Nearly four million Americans undergo gynecological surgeries each year, but these procedures are unnecessarily risky, as many suffer avoidable lifelong, painful, and disabling injuries. This Article diagnoses the root cause in our legal framework for healthcare finance. It then identifies solutions.

America’s public–private system for reimbursing healthcare pays for procedures rather than outcomes, and it pays substantially more for work on male rather than female anatomies. This disparity is due to the federal government’s reliance on a secretive industry committee to set those rates, and the committee’s reliance on junk science surveys, allowing self-interested and gender-biased responses, contrary to objective measures.

As payors disvalue the bodies of those needing gynecological care, the medical profession has organized accordingly. Surgical training for Obstetrician Gynecologists (OB-GYNs) is truncated as compared to other surgical disciplines. OB-GYNs are incentivized to pursue a mix of better-paid work, rather than pursue the advanced training and specialized experience necessary to perform surgery consistently. Instead, most OB‑GYNs may perform particular surgeries only a few times per year, a context shown to magnify the risk of preventable injuries.
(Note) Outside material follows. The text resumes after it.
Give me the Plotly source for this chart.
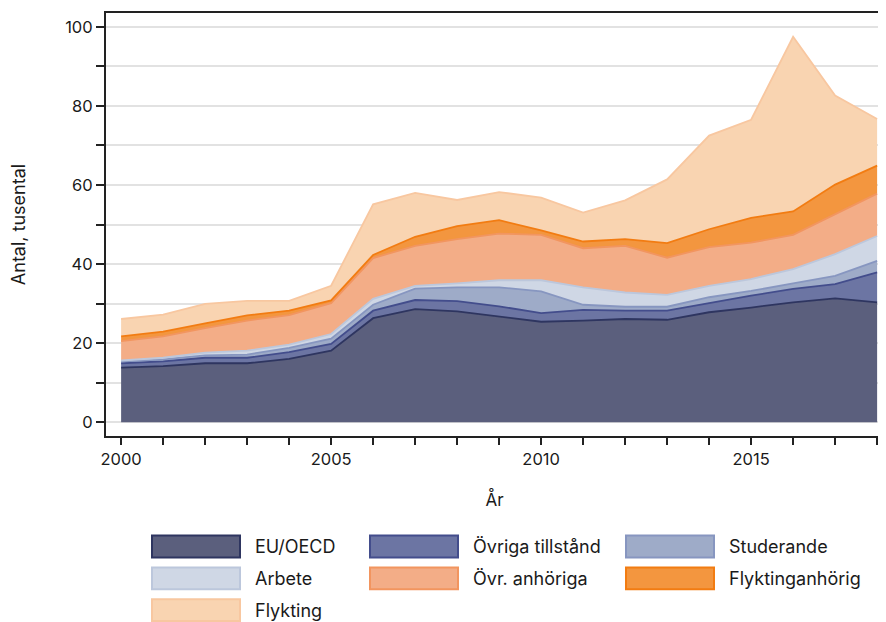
import plotly.graph_objects as go

years = list(range(2000, 2019))

eu_oecd = [13.8, 14.2, 14.9, 14.9, 16.0, 18.1, 26.3, 28.6, 28.0, 26.7, 25.4, 25.7, 26.1, 25.9, 27.8, 29.0, 30.3, 31.3, 30.3]
ovriga_tillstand = [1.1, 1.2, 1.4, 1.4, 1.7, 1.7, 1.9, 2.3, 2.6, 2.6, 2.2, 2.7, 2.1, 2.3, 2.3, 3.0, 3.4, 3.6, 7.6]
studerande = [0.4, 0.5, 0.6, 0.8, 1.1, 1.3, 1.5, 2.9, 3.5, 4.8, 5.5, 1.3, 1.0, 1.0, 1.5, 1.2, 1.4, 2.1, 2.9]
arbete = [0.3, 0.4, 0.7, 1.0, 0.8, 1.2, 1.5, 0.7, 1.0, 1.8, 2.8, 4.4, 3.6, 3.0, 2.9, 3.0, 3.6, 5.5, 6.3]
ovr_anhoriga = [4.9, 5.4, 6.2, 7.6, 7.5, 7.8, 10.3, 10.1, 11.2, 11.8, 11.5, 9.9, 11.8, 9.4, 9.8, 9.2, 8.7, 10.1, 10.7]
flyktinganhorig = [1.2, 1.2, 1.2, 1.3, 1.1, 0.7, 0.8, 2.3, 3.3, 3.4, 1.1, 1.7, 1.7, 3.7, 4.5, 6.3, 5.9, 7.5, 7.1]
flykting = [4.4, 4.3, 4.9, 3.7, 2.5, 3.7, 12.8, 11.1, 6.6, 7.1, 8.3, 7.3, 9.8, 16.1, 23.7, 24.8, 44.2, 22.5, 11.8]

series_names = ["EU/OECD", "Övriga tillstånd", "Studerande", "Arbete",
                "Övr. anhöriga", "Flyktinganhörig", "Flykting"]
series_values = [eu_oecd, ovriga_tillstand, studerande, arbete,
                 ovr_anhoriga, flyktinganhorig, flykting]

fill_colors = ["#5b5f7d", "#6c75a3", "#9eabc8", "#cfd7e5", "#f3ad87", "#f3963f", "#f9d4b1"]
line_colors = ["#2e3560", "#434d8c", "#8796c0", "#bcc7dc", "#f2955f", "#f27c12", "#f8c7a0"]

x_tickvals = [2000, 2005, 2010, 2015]
y_tickvals = [0, 20, 40, 60, 80, 100]

FONT = "Inter, Lato, sans-serif"
TXT = "#1a1a1a"

fig = go.Figure()
for name, vals, fc, lc in zip(series_names, series_values, fill_colors, line_colors):
    fig.add_trace(go.Scatter(
        x=years, y=vals, name=name, mode="lines",
        stackgroup="one", fillcolor=fc,
        line=dict(color=lc, width=1.8),
        showlegend=False,
    ))

# page has an 8px body margin; work in figure pixels
W, H = 878, 614
L, R, T, B = 98, 875, 3, 428

def px(xp):
    return (xp - L) / (R - L)

def py(yp):
    return (B - yp) / (B - T)

# manual legend (3 columns)
col_sw = [144, 362, 618]
row_c = [539, 571, 603]
shapes = []
annotations = []
for i, (name, fc, lc) in enumerate(zip(series_names, fill_colors, line_colors)):
    r, c = divmod(i, 3)
    x0 = col_sw[c]
    yc = row_c[r]
    shapes.append(dict(type="rect", xref="paper", yref="paper",
                       x0=px(x0), x1=px(x0 + 88), y0=py(yc + 11), y1=py(yc - 11),
                       fillcolor=fc, line=dict(color=lc, width=2)))
    annotations.append(dict(xref="paper", yref="paper", x=px(x0 + 101), y=py(yc),
                            text=name, showarrow=False, xanchor="left", yanchor="middle",
                            font=dict(family=FONT, size=18, color=TXT)))

fig.update_layout(
    width=W, height=H,
    margin=dict(l=L, r=W - R, t=T, b=H - B),
    paper_bgcolor="white", plot_bgcolor="white",
    font=dict(family=FONT, size=16, color=TXT),
    shapes=shapes, annotations=annotations,
    showlegend=False,
    xaxis=dict(
        range=[1999.64, 2018.14],
        tickvals=x_tickvals, ticktext=[str(v) for v in x_tickvals],
        ticks="outside", ticklen=7, tickwidth=1.5, tickcolor="#222",
        minor=dict(dtick=1, tick0=2000, ticks="outside", ticklen=7, tickwidth=1.5, tickcolor="#222", showgrid=False),
        showline=True, linecolor="#222", linewidth=2, mirror=True,
        showgrid=False, zeroline=False,
        title=dict(text="År", standoff=26, font=dict(family=FONT, size=17, color=TXT)),
        tickfont=dict(family=FONT, size=16.5, color=TXT),
    ),
    yaxis=dict(
        range=[-3.5, 103.5],
        tickvals=y_tickvals,
        ticks="outside", ticklen=8, tickwidth=1.5, tickcolor="#222",
        minor=dict(dtick=10, tick0=0, ticks="outside", ticklen=8, tickwidth=1.5, tickcolor="#222",
                   showgrid=True, gridcolor="#e2e2e2", gridwidth=2),
        showline=True, linecolor="#222", linewidth=2,
        showgrid=True, gridcolor="#e2e2e2", gridwidth=2, zeroline=False,
        title=dict(text="Antal, tusental", standoff=36, font=dict(family=FONT, size=18, color=TXT)),
        tickfont=dict(family=FONT, size=16.5, color=TXT),
    ),
)

fig.write_html("out.html")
Traditional approaches, under informed consent and medical malpractice laws, take for granted the fundamental economic structure that sets aggregate levels of risk. A range of laws, including a provision in the Affordable Care Act, do promise equal treatment. Close analysis, however, reveals a range of barriers to redress. Congress has made federal payment rates unreviewable by courts, even if illegal. Notwithstanding the federal government’s ironic immunity from its own laws, this Article suggests that private health insurers may be held liable for going along with the federal government’s discrimination. Still it will be difficult for individual patients to assert their interests in reorganizing the medical profession.

There are narrow and uncertain paths for legal accountability, but the political economy of this problem is no less daunting. Presently, overall Medicare payments are conceived as a zero-sum game, pitting patients (and doctors) against each other. Nonetheless, Constitutional litigation under the Equal Protection Clause may give voice to those working for the health of women in America.